I am doing a comparison between two lists of objects using streams (filter
/anyMatch
). The size of the two lists can be up to a million objects.
I ran a test with the code below. Often the size of the two lists is close.
How can I improve the response time of the code below?
List<String> listDifferences = list1.stream()
.filter(o1 -> list2.stream()
.noneMatch(o2 -> o2.getValue().equals(o1.getValue())))
.map(ObjectValue::getValue).collect(Collectors.toList());
Time response for 699839 objects for each list:
Fri May 10 16:14:09 CEST 2024
processing ....
Fri May 10 16:33:30 CEST 2024
The fact that you focused the question on 'streams' / 'filter' lightly suggests you think futzing about with how you iterate through collections somehow has a measurable effect on performance. Or, worse, that you think streams are 'just better', specifically, 'faster'.
That's all wrong.
It's not about how you iterate through this stuff. It's all equally fast (or, in this case, equally slow). And streams are, if anything, slower. It's about readability (they are also often less readable. It's a tool in the toolbox. Use it when appropriate. Often, it's not appropriate. If you think "Streams.. those are.. better... because... they are streams!" - that's a highly detrimental thought process. Good code is good because it is readable/understandable (meaning: A reader who isn't intimately familiar will draw a conclusion about what it does and how more quickly than alternative ways to write it, and this conclusion is correct), easily tested, and flexible (in the face of expectable change requests, it is easily adapted to fulfill these requests).
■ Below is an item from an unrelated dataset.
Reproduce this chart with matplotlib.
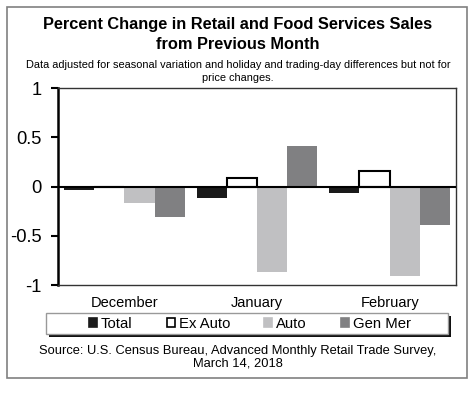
import numpy as np
import matplotlib.pyplot as plt
from matplotlib.patches import Patch, Rectangle

plt.rcParams['font.family'] = ['Liberation Sans', 'DejaVu Sans']
plt.rcParams['axes.unicode_minus'] = False

months = ["December", "January", "February"]
series = ["Total", "Ex Auto", "Auto", "Gen Mer"]
total = [-0.04, -0.115, -0.065]
ex_auto = [-0.01, 0.085, 0.155]
auto = [-0.17, -0.87, -0.91]
gen_mer = [-0.31, 0.41, -0.39]

values = [total, ex_auto, auto, gen_mer]
faces = ["#1a1a1a", "white", "#c0c0c2", "#808082"]
edges = ["#1a1a1a", "black", "#c0c0c2", "#808082"]

fig = plt.figure(figsize=(4.76, 3.96), dpi=100)
ax = fig.add_axes([58 / 476, 1 - 285 / 396, 398 / 476, 197 / 396])

x = np.arange(len(months))
w = 0.228
for i, (vals, fc, ec) in enumerate(zip(values, faces, edges)):
    lw = 1.5 if fc == "white" else 0
    ax.bar(x + (i - 1.5) * w, vals, w, color=fc, edgecolor=ec, linewidth=lw,
           zorder=2)

ax.axhline(0, color="black", lw=1.5, zorder=3)
ax.set_xlim(-0.5, 2.5)
ax.set_ylim(-1, 1)
ax.set_yticks([-1, -0.5, 0, 0.5, 1])
ax.set_yticklabels(["-1", "-0.5", "0", "0.5", "1"], fontsize=13.2)
ax.set_xticks(x)
ax.set_xticklabels(months, fontsize=10.5)
ax.tick_params(axis="x", length=0, pad=8)
ax.tick_params(axis="y", direction="out", length=5, width=1.5, pad=7)

for s in ["top", "right", "bottom"]:
    ax.spines[s].set_color("#333333")
    ax.spines[s].set_linewidth(1)
ax.spines["left"].set_linewidth(1.8)
ax.spines["left"].set_color("black")

# legend box drawn by hand (shadow + frame), legend itself without frame
lx, ly, lw_, lh = 46 / 476, 1 - 334 / 396, 402 / 476, 21 / 396
fig.patches.append(Rectangle((lx + 3 / 476, ly - 3 / 396), lw_, lh,
                             transform=fig.transFigure, facecolor="#111111",
                             edgecolor="none", zorder=1))
fig.patches.append(Rectangle((lx, ly), lw_, lh, transform=fig.transFigure,
                             facecolor="white", edgecolor="#999999", lw=1,
                             zorder=2))
handles = [Patch(facecolor=fc, edgecolor=("black" if fc == "white" else fc),
                 linewidth=1.2) for fc in faces]
fig.legend(handles, series, loc="center", ncol=4, frameon=False,
           bbox_to_anchor=(250 / 476, 1 - 323.5 / 396),
           fontsize=10.7, handlelength=0.55, handleheight=0.55,
           handletextpad=0.25, columnspacing=2.3, borderpad=0)

fig.text(0.5, 1 - 34.5 / 396,
         "Percent Change in Retail and Food Services Sales\nfrom Previous Month",
         ha="center", va="center", fontsize=11.8, fontweight="bold",
         linespacing=1.35)
fig.text(0.5, 1 - 71.5 / 396,
         "Data adjusted for seasonal variation and holiday and trading-day differences but not for\nprice changes.",
         ha="center", va="center", fontsize=7.9, linespacing=1.4)
fig.text(0.5, 1 - 357 / 396,
         "Source: U.S. Census Bureau, Advanced Monthly Retail Trade Survey,\nMarch 14, 2018",
         ha="center", va="center", fontsize=9.3, linespacing=1.1)

# outer frame
fig.patches.append(Rectangle((7 / 476, 1 - 378 / 396), 460 / 476, 371 / 396,
                             transform=fig.transFigure, fill=False,
                             edgecolor="#808080", lw=1.2))

plt.savefig("out.png", dpi=100)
if writing it with streams results in better 'scores' for these factors, then streams are better. And if not, then they aren't. It is never really about 'this style is better than that style', for any style. Certainly not 'use streams'.
What you're actually looking for has nothing to do with streams. It has to do with how the data structures are designed. You are looking for the concept of algorithmic complexity. Generally stated in terms of 'big-O notation' - you might have heard that term.
Given an algorithm that operates on an unknown but countable amount of entries, let's process so many entries, the performance characteristic of how long it takes (or how much memory is consumed to do the job) starts forming a mathematical relationship relative to how many entries we process. big-O notation expresses that mathematical relationship. It simply relates 'assuming a big enough input set, how much longer do things take when you grow or shrink that input set in relative terms'. It makes no claims about CPU-specific performance and in fact, the way computers work, for a given algorithm you can provide a specific mathematical relationship that holds for any architecture and any OS.
For example, your algorithm is O(n*m)
, where n
stands for the size of the input list 1 and m
is input list 2. To simplify matters we could say that both lists are assumed to be about equal in size, making that O(n^2)
.
In other words, if, say, you find that at n=10,000
, it takes 10 seconds, then for n=20,000
the expectation is that it'll take 10*10 = 100 seconds or so. The time it takes grows squared as the amount of elements you process grows linearly. That's not great.
It doesn't matter how you process the data (with for loops or lists). It doesn't matter on what CPU you run this, or in what programming language you write it. The characteristic of O(n^2)
is a characteristic of this algorithm.
The fix then, is to use a different algorithm!
This is orders of magnitude faster, because it has a very different performance characteristic - its characteristic is O(n+m)
which boils down to simply O(n)
if we say that the lists are about equally large. Because algorithmic complexity is about relative measures, constant factors are irrelevant (thus, O(2n)
is simply O(n)
).
That's because first we add all elements in list 1 to a set (that takes O(n)
time - doubling the input size doubles the time processed; in contrast to your algorithm where doubling the input size exponentially raises the processing time). Then, for each element in the second list we ask the set if it contains that element which is O(1)
. Thus, this operation is O(m)
. Run em both in sequence and we get to O(n+m)
which simplifies to O(n)
:
var set1 = new HashSet<String>(list1); // O(n)
var set2 = new HashSet<String>(list2); // O(m)
set1.removeAll(set2); // O(n)
... and I gues if you must have your answer in list form:
return new ArrayList<String>(set1); // O(n)
That's a bunch of O(n)
s in a sequence so just O(n)
in total.
Note that none of this uses streams. You can if you want to. It makes no difference. Other than that it would become less readable.
Your code actually uses a sub-property (.getValue()
), not the object itself. This is no particular issue.
var set1 = new HashSet<String>();
for (MyObj o1 : list1) set1.add(o1.getValue());
var set2 = new HashSet<String>();
for (MyObj o2 : list2) set2.add(o2.getValue());
set1.removeAll(set2);
return new ArrayList<String>(set1);
NB: Sets have O(1)
performance as long as its elements have proper hash distribution. There is no reason to think you'll run into troubles in this regard for this question.